Another kind of inflation is demand-side inflation, which is where the demand for goods and services exceeds the supply. I like to call this consumer inflation, where the consumers are driving up prices. Generally, this occurs when there is too much money supply in the economy, and people are spending faster than producers can produce the goods and services. This type of inflation can be slowed by the raising of interest rates and effectively cutting the supply of money in the economy. Higher interest rates for consumers will cause them to slow down the purchasing of goods and services, and it will cut the supply of money in the economy, thus cooling the economy off.

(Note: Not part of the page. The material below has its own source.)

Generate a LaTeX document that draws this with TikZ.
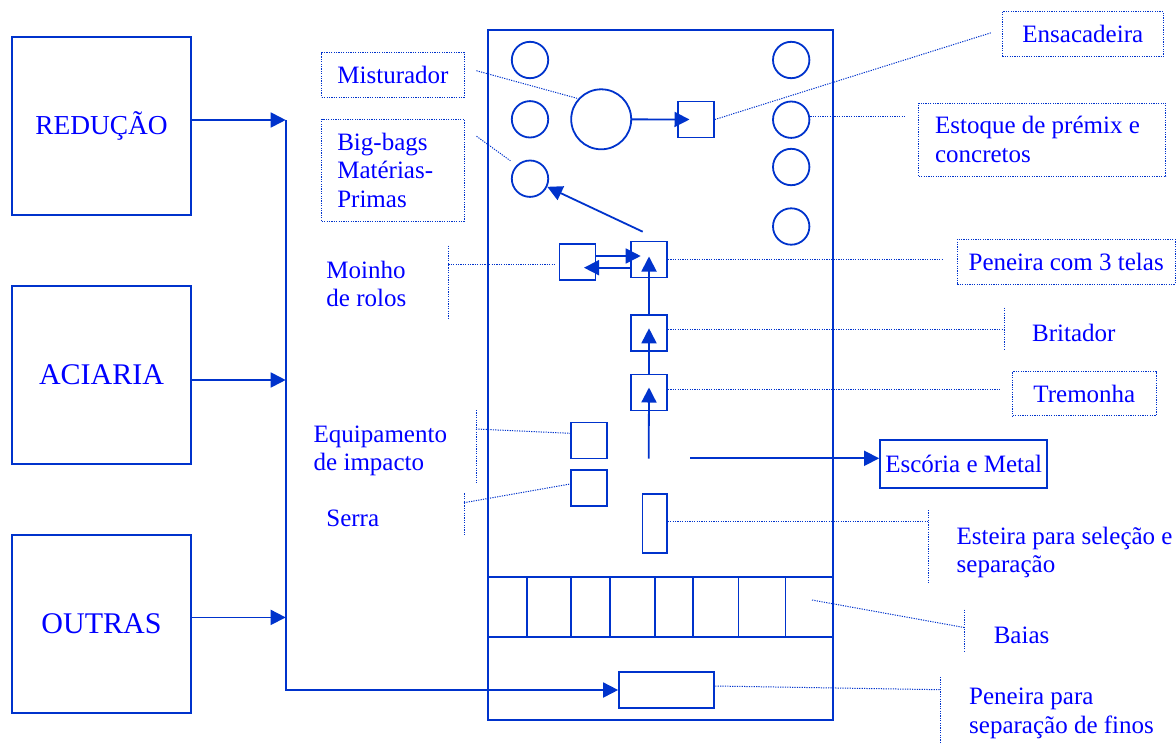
\documentclass[tikz,border=0pt]{standalone}
\usepackage{fontspec}
\setmainfont{Liberation Serif}
\usetikzlibrary{arrows.meta}
\definecolor{lineblue}{RGB}{0,51,204}
\definecolor{textblue}{RGB}{0,0,255}
\tikzset{
  srcbox/.style={
    draw=lineblue,
    line width=0.9pt,
    minimum width=89.5pt,
    minimum height=89pt,
    inner sep=0pt,
    text=textblue,
    font=\fontsize{15}{18}\selectfont
  },
  machine/.style={
    draw=lineblue,
    line width=0.9pt,
    minimum width=18pt,
    minimum height=18pt,
    inner sep=0pt
  },
  tank/.style={
    draw=lineblue,
    line width=0.9pt,
    shape=circle,
    minimum size=18.2pt,
    inner sep=0pt
  },
  labbox/.style={
    draw=lineblue,
    line width=0.5pt,
    dash pattern=on 0.6pt off 0.6pt,
    inner sep=0pt,
    align=flush left,
    text=textblue,
    font=\fontsize{12.5}{14.3}\selectfont
  },
  lab/.style={
    anchor=base west,
    inner sep=0pt,
    align=flush left,
    text=textblue,
    font=\fontsize{12.5}{14.3}\selectfont
  },
  lead/.style={
    draw=lineblue,
    line width=0.5pt,
    dash pattern=on 0.6pt off 0.6pt
  },
  wall/.style={draw=lineblue, line width=0.9pt},
  flow/.style={
    draw=lineblue,
    line width=0.9pt,
    -{Triangle[length=7.5pt,width=7.5pt]}
  }
}
\begin{document}
\begin{tikzpicture}[x=0.5pt,y=-0.5pt]
  \useasboundingbox (0,0) rectangle (1176,744);
  % sources
  \node[srcbox,font=\fontsize{13.7}{16}\selectfont] (red) at (101.5,125.7) {REDUÇÃO};
  \node[srcbox] (aci) at (101.5,374.8) {ACIARIA};
  \node[srcbox] (out) at (101.5,624) {OUTRAS};
  \coordinate (j1) at (285.7,120);
  \coordinate (j2) at (285.7,380);
  \coordinate (j3) at (285.7,617.4);
  \draw[flow] (red.east |- j1) -- (j1);
  \draw[flow] (aci.east |- j2) -- (j2);
  \draw[flow] (out.east |- j3) -- (j3);

  % plant
  \node[wall,minimum width=172.65pt,minimum height=345pt,inner sep=0pt] (plant) at (660.35,375) {};
  \draw[wall] (487.7,576.7) -- (833,576.7);
  \draw[wall] (487.7,636.7) -- (833,636.7);
  \foreach \x in {526.7,571.1,610.2,654.6,693.2,738.4,785.5}
    \draw[wall] (\x,576.7) -- (\x,636.7);

  \node[tank] (c1) at (530,60) {};
  \node[tank] (c2) at (530,119.3) {};
  \node[tank] (c3) at (530,178.7) {};
  \node[tank] (r1) at (791.2,60) {};
  \node[tank] (r2) at (791.2,119.7) {};
  \node[tank] (r3) at (791.2,167) {};
  \node[tank] (r4) at (791.2,226.5) {};
  \node[tank,minimum size=30pt] (mix) at (601.2,119.3) {};
  \node[machine] (ens) at (696,119.5) {};
  \node[machine] (pen) at (649,259.5) {};
  \node[machine] (moi) at (577.5,262) {};
  \node[machine] (bri) at (649,333.3) {};
  \node[machine] (tre) at (649,392.5) {};
  \node[machine] (imp) at (589,440.5) {};
  \node[machine] (ser) at (589,488) {};
  \node[machine,minimum width=12.25pt,minimum height=29.65pt] (est) at (654.7,523.3) {};
  \node[machine,minimum width=47.65pt] (fin) at (666.7,690) {};
  \node[machine,minimum width=83.65pt,minimum height=23.85pt,text=textblue,font=\fontsize{12.5}{14.3}\selectfont] (esc) at (963.7,463.8) {Escória e Metal};

  % material flow
  \draw[flow] (j1) |- (fin.west);
  \draw[flow,shorten >=-6.2pt] (mix) -- (ens);
  \coordinate (m1) at ([yshift=3pt]moi.east);
  \coordinate (p1) at ([yshift=-4.1pt]pen.west);
  \draw[flow,shorten >=-5.3pt] (m1) -- (m1 -| pen.west);
  \draw[flow,shorten >=-6.2pt] (p1) -- (p1 -| moi.east);
  \coordinate (feed) at (648.7,458.7);
  \draw[flow] (feed) -- ([yshift=2.5pt]tre.center);
  \draw[flow] (tre.north) -- ([yshift=2.5pt]bri.center);
  \draw[flow] (bri.north) -- ([yshift=1.5pt]pen.center);
  \coordinate (bagin) at (642.7,231.7);
  \draw[flow] (bagin) -- (c3);
  \coordinate (sort) at (690,458.3);
  \draw[flow] (sort) -- (sort -| esc.west);

  % labels
  \node[labbox,minimum width=71.3pt,minimum height=22.3pt] (mistl) at (393,75) {Misturador};
  \node[labbox,minimum height=50.85pt,inner xsep=7.8pt,text width=55.7pt] (bagsl) at (393,170.2) {Big-bags\\Matérias-\\Primas};
  \node[labbox,minimum width=80.5pt,minimum height=22.5pt] (ensl) at (1082.8,34.2) {Ensacadeira};
  \node[labbox,minimum height=36.35pt,inner xsep=8.15pt,text width=107.3pt] (estql) at (1042.35,139.65) {Estoque de prémix e\\concretos};
  \node[labbox,minimum width=108.85pt,minimum height=22.35pt] (penl) at (1066.15,261.65) {Peneira com 3 telas};
  \node[labbox,minimum width=71.65pt,minimum height=22pt] (trel) at (1084.35,393.7) {Tremonha};
  \node[lab] (moil) at (326,306.7) {Moinho\\de rolos};
  \node[lab] (bril) at (1031.7,341) {Britador};
  \node[lab] (impl) at (313.3,470.7) {Equipamento\\de impacto};
  \node[lab] (serl) at (326,526) {Serra};
  \node[lab] (estl) at (956.3,572.6) {Esteira para seleção e\\separação};
  \node[lab] (bail) at (993.4,643.4) {Baias};
  \node[lab] (finl) at (968.8,733) {Peneira para\\separação de finos};

  % leaders
  \draw[lead] ([xshift=5.8pt,yshift=2.15pt]mistl.east) -- (mix.138);
  \draw[lead,shorten >=3.8pt] ([xshift=5.85pt,yshift=-8.7pt]bagsl.north east) -- (c3.135);
  \draw[lead,shorten >=5.3pt] (ens.east) -- ([yshift=2.4pt]ensl.west);
  \coordinate (q1) at ([yshift=1.7pt]r2.east);
  \draw[lead,shorten >=6.35pt] (q1) -- (q1 -| estql.west);
  \draw[lead,shorten >=7pt] (pen.east) -- (pen.east -| penl.west);
  \draw[lead,shorten >=6.3pt] ([yshift=1.7pt]tre.east) -- ([yshift=1.7pt]tre.east -| trel.west);
  \draw[lead] (448.3,245.7) -- (448.3,318.3);
  \coordinate (bk1) at (448.3,264.3);
  \draw[lead,shorten >=1.3pt] (bk1) -- (bk1 -| moi.west);
  \draw[lead] (1004,307.7) -- (1004,350);
  \coordinate (bk2) at (1004,329);
  \draw[lead] (bk2 -| bri.east) -- (bk2);
  \draw[lead] (476,410) -- (476,482.3);
  \coordinate (bk3) at (476,429);
  \draw[lead] (bk3) -- ([yshift=3.6pt]imp.west);
  \draw[lead] (464,493.3) -- (464,536);
  \coordinate (bk4) at (464,502.7);
  \draw[lead] (bk4) -- ([yshift=2pt]ser.west);
  \draw[lead] (928.3,510) -- (928.3,583.7);
  \coordinate (bk5) at (928.3,521);
  \draw[lead] (bk5 -| est.east) -- (bk5);
  \draw[lead] (964.7,609.7) -- (964.7,652.5);
  \coordinate (bk6) at (964.7,627.6);
  \coordinate (baia) at (812,600);
  \draw[lead] (baia) -- (bk6);
  \draw[lead] (940.4,677) -- (940.4,744);
  \coordinate (bk7) at (940.4,689.7);
  \draw[lead] ([yshift=2pt]fin.east) -- (bk7);
\end{tikzpicture}
\end{document}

To conclude, it is my opinion that in our current economy, we are seeing oil-based inflation. I would argue that if the Fed were to cut interest rates by half a point, it would give consumers relief from high-interest-rate debt. By lowering the interest rates now, what you would see is consumers being able to refinance their existing high-interest-rate debt and simply get relief. Lowering interest rates in this economy with oil-based inflation would not create more demand for goods and services; it would simply allow Americans some debt relief. America has almost $2 trillion in credit card debt, and with lower rates, some of the debt would be able to be refinanced to lower rates, providing relief for Americans, not more inflation. It is complicated to understand inflation and how it is caused and how to combat it, but with some logic and new thinking, I believe we all could benefit, but will the Fed listen or understand or simply go with the system they have used for over 50 years now?